Google Calendar dominates scheduling. Over 500 million people use it. And for individual scheduling and work meetings, it is genuinely excellent. But somewhere along the way, families started using it as their household coordination tool, and the cracks are obvious.

The problem is not that Google Calendar is bad. The problem is that it was designed for a very specific use case: individuals managing their own schedules with occasional shared events. Family life is fundamentally different. It is a web of overlapping schedules, shared responsibilities, and dependencies that no one-person calendar was designed to handle.

Why Does Google Calendar Fall Short for Families?

In Google Calendar, you can share your calendar with family members. But shared calendars are additive. You see your schedule plus theirs, layered on top of each other in different colors. For a family of four, that is four calendars stacked on one screen. It becomes visual noise fast.

What families actually need is a unified view. Not "my calendar plus yours" but "our calendar." One place where every family event, appointment, practice, deadline, and obligation lives together. Rowan's shared family calendar takes this approach. The calendar is shared by default with real-time sync across every family member's device. Everyone sees the same events in the same place. No layers. No color-coding gymnastics. Changes made by one person appear instantly for the whole household.

The Invite Problem

Google Calendar was built around invitations. You create an event and invite attendees. This makes sense for meetings. It makes less sense for family events. You should not have to "invite" your own child to their dentist appointment. The appointment exists. The child is going.
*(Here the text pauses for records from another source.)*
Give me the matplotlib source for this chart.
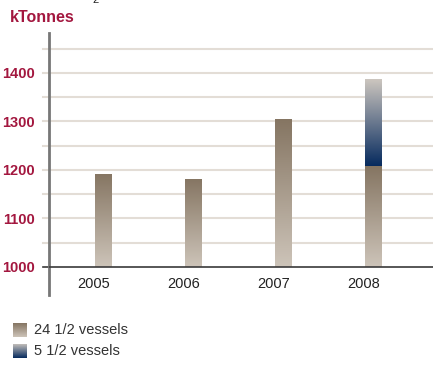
import numpy as np
import matplotlib.pyplot as plt
from matplotlib.colors import LinearSegmentedColormap

years = ["2005", "2006", "2007", "2008"]
vessels_24 = [1192, 1182, 1304, 1208]
vessels_5 = [0, 0, 0, 180]
base = 1000
yticks = [1000, 1100, 1200, 1300, 1400]

red = "#a3173f"
brown_cmap = LinearSegmentedColormap.from_list("brown", ["#cdc4b9", "#857562"])
blue_cmap = LinearSegmentedColormap.from_list("blue", ["#062a5e", "#cfc8c0"])

plt.rcParams['font.family'] = ['Liberation Sans', 'DejaVu Sans']

fig = plt.figure(figsize=(4.33, 3.65), dpi=100)
ax = fig.add_axes([49/433, 1 - 295/365, 384/433, 262/365])

grad = np.linspace(0, 1, 256).reshape(-1, 1)
x = np.arange(len(years))
w = 0.18


def grad_bar(xc, y0, y1, cmap):
    bar = ax.bar(xc, y1 - y0, bottom=y0, width=w, color="none", linewidth=0)[0]
    img = ax.imshow(grad, extent=[xc - w/2, xc + w/2, y0, y1], origin="lower",
                    aspect="auto", cmap=cmap, zorder=3)
    img.set_clip_path(bar)


for i in range(len(years)):
    grad_bar(x[i], base, vessels_24[i], brown_cmap)
    if vessels_5[i] > 0:
        grad_bar(x[i], vessels_24[i], vessels_24[i] + vessels_5[i], blue_cmap)

ax.set_xlim(-0.6, 3.67)
ax.set_ylim(942, 1482)

for v in np.arange(1050, 1460, 50):
    ax.axhline(v, color="#e3ddd6", lw=1.5, zorder=1)
    ax.plot([-0.67, -0.6], [v, v], color="#e3ddd6", lw=1.5, clip_on=False)
ax.axhline(base, color="#3a3a3a", lw=1.2, zorder=4)
ax.plot([-0.67, -0.6], [base, base], color="#3a3a3a", lw=1.2, clip_on=False)

for s in ["top", "right", "bottom"]:
    ax.spines[s].set_visible(False)
ax.spines["left"].set_color("#777777")
ax.spines["left"].set_linewidth(2)

ax.set_yticks(yticks)
ax.set_yticklabels([str(t) for t in yticks], color=red, fontsize=10.5, fontweight="bold")
ax.tick_params(axis="y", length=0, pad=10)
ax.set_xticks([])
for i, y in enumerate(years):
    ax.text(x[i] - 0.1, base - 35, y, ha="center", va="center", fontsize=10.5, color="#222222")

fig.text(10/433, 1 - 18/365, "kTonnes", color=red, fontsize=11.5, fontweight="bold", va="center")
fig.text(92/433, 1.0, "2", color="#222222", fontsize=8, va="center")

# legend
for j, (cmap, label) in enumerate([(brown_cmap, "24 1/2 vessels"), (blue_cmap, "5 1/2 vessels")]):
    top = 323 + j * 21
    lax = fig.add_axes([13/433, 1 - (top + 14)/365, 14/433, 14/365])
    lax.imshow(grad, origin="lower", aspect="auto", cmap=cmap)
    lax.axis("off")
    fig.text(34/433, 1 - (top + 7)/365, label, fontsize=10.5, color="#333333", va="center")

fig.savefig("out.png", dpi=100)
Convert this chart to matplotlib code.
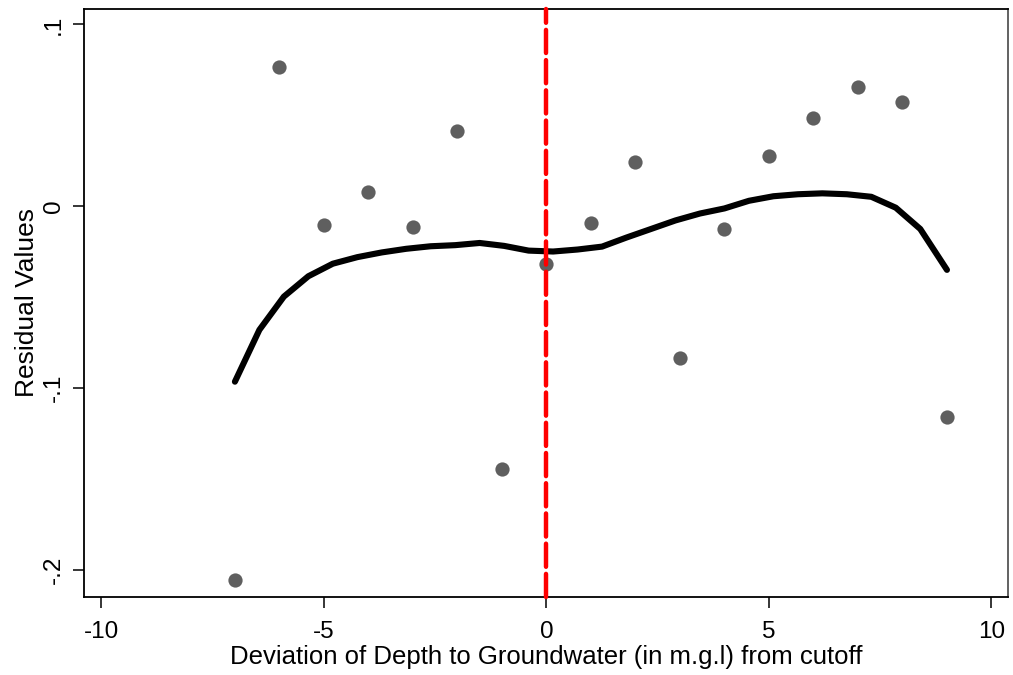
import numpy as np
import matplotlib.pyplot as plt

plt.rcParams['font.family'] = ['Liberation Sans', 'DejaVu Sans']

# binned residuals by distance from the cutoff
dev_bins = [-7, -6, -5, -4, -3, -2, -1, 0, 1, 2, 3, 4, 5, 6, 7, 8, 9]
resid_means = [-0.2057, 0.0767, -0.0104, 0.0081, -0.0116, 0.0414, -0.1443,
               -0.0316, -0.0093, 0.0242, -0.0834, -0.0124, 0.0276, 0.0486,
               0.0657, 0.0574, -0.1157]

# smoothed fit
fit_x = [-7.0, -6.45, -5.9, -5.35, -4.8, -4.25, -3.7, -3.15, -2.6, -2.05,
         -1.5, -0.95, -0.4, 0.15, 0.7, 1.25, 1.8, 2.35, 2.9, 3.45,
         4.0, 4.55, 5.1, 5.65, 6.2, 6.75, 7.3, 7.85, 8.4, 9.0]
fit_y = [-0.0965, -0.068, -0.0497, -0.0385, -0.0316, -0.028, -0.0254,
         -0.0234, -0.022, -0.0214, -0.0202, -0.0218, -0.0244, -0.0249,
         -0.0238, -0.0222, -0.0172, -0.0125, -0.0078, -0.004, -0.0012,
         0.003, 0.0055, 0.0066, 0.0071, 0.0066, 0.0052, -0.0008, -0.0125,
         -0.035]

cutoff = 0
x_ticks = [-10, -5, 0, 5, 10]
y_ticks = [-0.2, -0.1, 0, 0.1]
y_ticklabels = ['-.2', '-.1', '0', '.1']

fig = plt.figure(figsize=(10.13, 6.75), dpi=100)
ax = fig.add_axes([0.0834, 0.1156, 0.9116, 0.8711])

ax.scatter(dev_bins, resid_means, s=105, color='#5f5f5f', zorder=3,
           linewidths=0)
ax.plot(fit_x, fit_y, color='black', lw=4.4, solid_capstyle='round',
        zorder=2)
ax.axvline(cutoff, color='red', lw=3.2, linestyle=(0, (5.2, 1.6)),
           dash_capstyle='round', zorder=4, clip_on=False)

ax.set_xlim(-10.38, 10.37)
ax.set_ylim(-0.2149, 0.1085)
ax.set_xticks(x_ticks)
ax.set_xticklabels([str(t) for t in x_ticks])
ax.set_yticks(y_ticks)
ax.set_yticklabels(y_ticklabels, rotation=90, va='center')
ax.tick_params(axis='both', direction='out', length=8, width=1.1,
               labelsize=17.5, colors='black')
ax.tick_params(axis='y', pad=6)
ax.tick_params(axis='x', pad=9)

for side in ['left', 'bottom', 'top', 'right']:
    ax.spines[side].set_linewidth(1.3)
ax.spines['right'].set_color('#555555')

ax.set_xlabel('Deviation of Depth to Groundwater (in m.g.l) from cutoff',
              fontsize=18.5, labelpad=2)
ax.set_ylabel('Residual Values', fontsize=19, labelpad=3)

fig.savefig('out.png', dpi=100)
The family needs to know about it.

In a family context, most events are not invitations. They are facts. Soccer practice is Tuesday at 4. Grandma's birthday dinner is Saturday. The plumber is coming Thursday morning. These events affect the whole family regardless of who created them.

What Context Do Family Calendar Events Actually Need?

Work calendar events are usually self-contained. "Team standup, 9am, Zoom link." Family events carry more context. "Soccer practice, but it is at the away field this week, and Sarah needs cleats because hers are too small, and someone needs to bring the team snacks." A standard calendar event cannot hold all of that context effectively.

Rowan's calendar is designed to integrate with the rest of your family's organizational life. Calendar events connect directly to tasks, shopping lists, and reminders through Rowan's event linking system. The dentist appointment can trigger a reminder to bring the insurance card. The birthday dinner can link to a shopping list for gifts. Context lives alongside the event, not in a separate system. This is what separates a purpose-built family calendar from a repurposed work tool.

The Permission Problem

Google Calendar permissions are binary: you either share your calendar or you do not. There is no concept of a household where everyone has equal access to a shared schedule. Adding or removing events requires navigating ownership and sharing settings that were designed for workplace hierarchies.

In a family, everyone should be able to add events, edit them, and see the full picture. That is not a feature. It is a requirement.

A Better Fit

This is not about Google Calendar being bad. It is about acknowledging that different contexts need different tools. Your family is not a workplace team. Your household schedule is not a meeting calendar. The sooner we stop treating them the same way, the sooner family scheduling stops being a source of friction. Rowan's unified dashboard shows your family's events, tasks, and reminders in a single view designed for how households actually operate.

Frequently Asked Questions

Can I import my Google Calendar events into a family calendar app?

Most dedicated family calendar apps support importing events from Google Calendar, Apple Calendar, and Outlook. The key difference is that once imported, events live in a shared space where every family member sees the same schedule without managing separate calendar layers or color codes.

What makes a family calendar different from a shared Google Calendar?

A shared Google Calendar layers individual schedules on top of each other. A family calendar like Rowan provides a single unified view where events connect to tasks, shopping lists, and reminders. It is designed for household coordination, not meeting scheduling.

Do all family members need to use the same calendar app?

For a shared family calendar to work effectively, all members need access to the same platform. Rowan works on any device with a browser, plus native iOS and Android apps, so every family member can participate regardless of their phone or computer preference.

Is a family calendar app worth it if my family is small?

Even a two-person household benefits from a shared calendar. Scheduling conflicts, forgotten events, and missing context happen regardless of family size. The coordination tax grows with complexity, but it exists for every household managing more than one person's schedule.